Второе письмо, адресованное в канцелярию Его Величества, я отдал трактирщику.
– Если завтра к обеду я его не заберу – отправишь адресату. Понял? Клянись!
Трактирщик посмотрел адрес, побледнел и поклялся огнем.
Ужин, приготовленный для господ, то есть – для меня, был обилен, но не очень полезен для здоровья. Много жирного мяса и кислого вина. Кстати, Герасим, перед тем, как мы приступили к еде, вышел во двор, бросил кусок мяса собаке и некоторое время следил за ее состоянием. Опасался отравления? Сам он почти ничего не ел, но выпил два сырых куриных яйца без соли.
Перед сном Герасим сходил к лошадям, убедился, что их помыли и почистил. В комнате зажег все свечи, обошел все углы, заглянул в каждую щель. Даже под кроватью посмотрел. После этого запер дверь на ключ, подпер ее сундуком, а на табуретку около кушетки, на которой собрался спать, положил костяной гребень и ту самую тетрадь, где было про Железного болвана.

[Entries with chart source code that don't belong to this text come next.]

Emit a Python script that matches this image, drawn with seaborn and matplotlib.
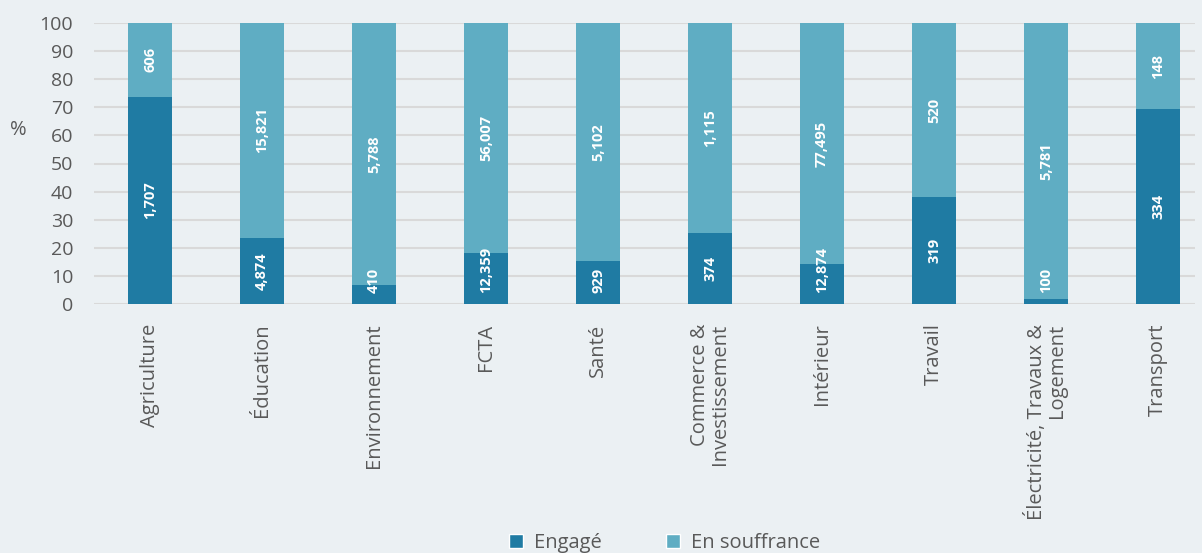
import matplotlib
matplotlib.use("Agg")
import matplotlib.pyplot as plt
import seaborn as sns
import pandas as pd
import numpy as np
from matplotlib.patches import Patch

categories = ["Agriculture", "Éducation", "Environnement", "FCTA", "Santé",
              "Commerce &\nInvestissement", "Intérieur", "Travail",
              "Électricité, Travaux &\nLogement", "Transport"]
engage = [1707, 4874, 410, 12359, 929, 374, 12874, 319, 100, 334]
souffrance = [606, 15821, 5788, 56007, 5102, 1115, 77495, 520, 5781, 148]

DARK = "#1F7BA3"
LIGHT = "#5FADC3"
BG = "#EBF0F3"
GRID = "#D9D9D9"
TXT = "#595959"

sns.set_theme(style="white")
plt.rcParams["font.family"] = ["Open Sans", "DejaVu Sans"]

total = np.array(engage) + np.array(souffrance)
pct_eng = np.array(engage) / total * 100
df = pd.DataFrame({"cat": categories, "eng": pct_eng, "tot": 100.0})

fig = plt.figure(figsize=(12.02, 5.53), dpi=100, facecolor=BG)
ax = fig.add_axes([94 / 1202, 249 / 553, 1101 / 1202, 281 / 553])
ax.set_facecolor(BG)

sns.barplot(data=df, x="cat", y="tot", color=LIGHT, width=0.4,
            saturation=1, linewidth=0, ax=ax, zorder=3)
sns.barplot(data=df, x="cat", y="eng", color=DARK, width=0.4,
            saturation=1, linewidth=0, ax=ax, zorder=3)

ax.set_ylim(0, 100)
ax.set_xlim(-0.5, 9.33)
ax.set_yticks(range(0, 101, 10))
ax.yaxis.grid(True, color=GRID, linewidth=1.5, zorder=0)
ax.set_axisbelow(True)
for sp in ax.spines.values():
    sp.set_visible(False)

ax.tick_params(axis="y", length=0, pad=15, labelsize=14, labelcolor=TXT)
ax.tick_params(axis="x", length=0, pad=14, labelsize=14.5, labelcolor=TXT)
ax.set_xticks(range(len(categories)))
ax.set_xticklabels(categories, rotation=90, ha="center", va="top",
                   multialignment="right", linespacing=0.95)
ax.set_xlabel("")
ax.set_ylabel("%", rotation=0, fontsize=14.5, color=TXT, va="center")
ax.yaxis.set_label_coords(-0.069, 0.619)

# value labels, centred in each segment but kept clear of the baseline
labels = []
for i, (e, s, p) in enumerate(zip(engage, souffrance, pct_eng)):
    t_e = ax.text(i, p / 2, f"{e:,}", rotation=90, ha="center", va="center",
                  color="white", fontsize=10.5, fontweight="bold", zorder=4)
    ax.text(i, p + (100 - p) / 2, f"{s:,}", rotation=90, ha="center",
            va="center", color="white", fontsize=10.5, fontweight="bold",
            zorder=4)
    labels.append((t_e, i, p / 2))

fig.canvas.draw()
renderer = fig.canvas.get_renderer()
px_per_pct = ax.transData.transform((0, 1))[1] - ax.transData.transform((0, 0))[1]
min_bottom = 3.9
for t, i, mid in labels:
    bb = t.get_window_extent(renderer)
    half = bb.height / 2 / px_per_pct
    if mid - half < min_bottom:
        t.set_position((i, min_bottom + half))

handles = [Patch(facecolor=DARK, label="Engagé"),
           Patch(facecolor=LIGHT, label="En souffrance")]
fig.legend(handles=handles, loc="center", bbox_to_anchor=(0.553, 0.018),
           ncol=2, frameon=False, fontsize=14.5, labelcolor=TXT,
           handlelength=0.7, handleheight=0.7, handletextpad=0.55,
           columnspacing=3.2)

fig.savefig("out.png", dpi=100, facecolor=BG)
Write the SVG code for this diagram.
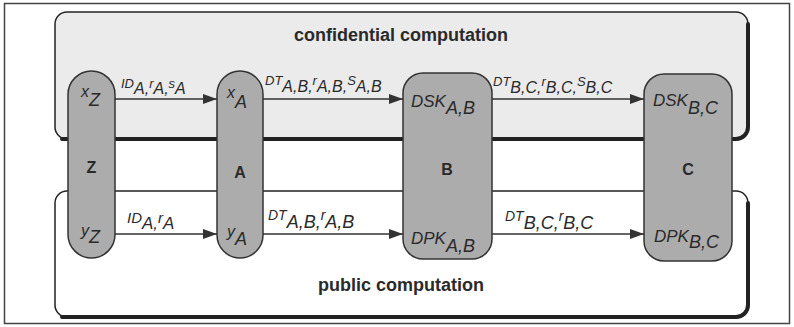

И раздеваться, по всему, не собирался.
Я спохватился. Про себя-то я все ему рассказал, но про него до сих пор не знаю решительно ничего. Леха назвал его чернокнижником и сволочью, атаман и монах-расстрига старались к нему близко не подходить, те странные монахи, что встретились нам на просеке, его и вовсе, кажется, испугались.
– Так что, – сыто отдуваясь спросил я, отстегивая шпагу от пояса. – Ты совсем не можешь говорить? Это у тебя с детства?
Герасим встал, подошел, сел рядом с клеткой.
– Нет, – ответил попугай, просыпаясь и недовольно глядя на меня.
– И что же с тобой случилось? Болезнь?
– Меня лишили языка, – сказал попугай, продемонстрировав мне свой попугайский язык в полной мере.
– Кто?
– Сильный маг. Более сильный, чем я.
– За что он так с тобой?
– Я прррочитал книгу. Очень опасную! Чарррры, заклинания, – сказал попугай и почему-то подмигнул.
Ага. Язык Герасиму отняли, чтобы он прочитанное не озвучил. Видно, реально опасные заклинания. Но если он умеет читать, то и писать – тоже.
– Но ты же можешь написать? – предположил я.
Герасим мотнул головой. Потом взял со стола перо, придвинул к себе лист пергамента, и вдруг пальцы его скорчились в страшной судороге. Герасим сморщился, немедленно отбросил перо и принялся разминать пострадавшие пальцы другой рукой.
– Извини. Не знал, – сказал я, сочувственно на него глядя. – А вот Леха… Сидр де Барсу. Ты с ним каким боком?
– У него мой язык, – сказал попугай и почесался.
Ах вот в чем дело. Значит, гонораром за открытие портала было вовсе не золото. Вовсе не про деньги показывал жестами Герасим Лехе. Он конкретно – про язык. Тот самый мешочек, который Леха унес с собой.
– И куда ты теперь? – спросил я после долгой паузы.
– С тобой, – сказал попугай.
Я аж вздрогнул. Не ожидал такого.
– Со мной? Нет, я не против, ты мне помог уже не однажды. Но у тебя, наверное, дом, семья, дела.
– Мне нужно веррррнуть. Свой язык.
– Но ты сам сказал, что он у Лехи, а он – тю-тю. В Запределье.
– Коваррррный веррррнется. Он пррррридет к тебе. За бррраслетом. Я верррну язык, – уверенно заявил попугай.
О как! Леха, оказывается, не только де Барсу, но и Коварный. Очень точное определение.
– А что за браслет? – сказал я, поднимая рукав камзола и разглядывая украшение. – Нет, я понял, что связано со стихиями. Почему он не снимается? И почему Леха подкинул его мне, а не надел сам?
– Ты отдал жизнь. Водной богине. Не пожалел. И получил ее обрррратно. В камне. Теперрррь она в брррраслете. Коваррррный тоже ночевал. В том замке. Тоже видел. Водную богиню. Пожалел для нее жизнь. Понимаешь?
Значит, это все-таки был не сон, и жизнь незнакомке с портрета я реально отдал. Ну вот хоть что-то прояснилось.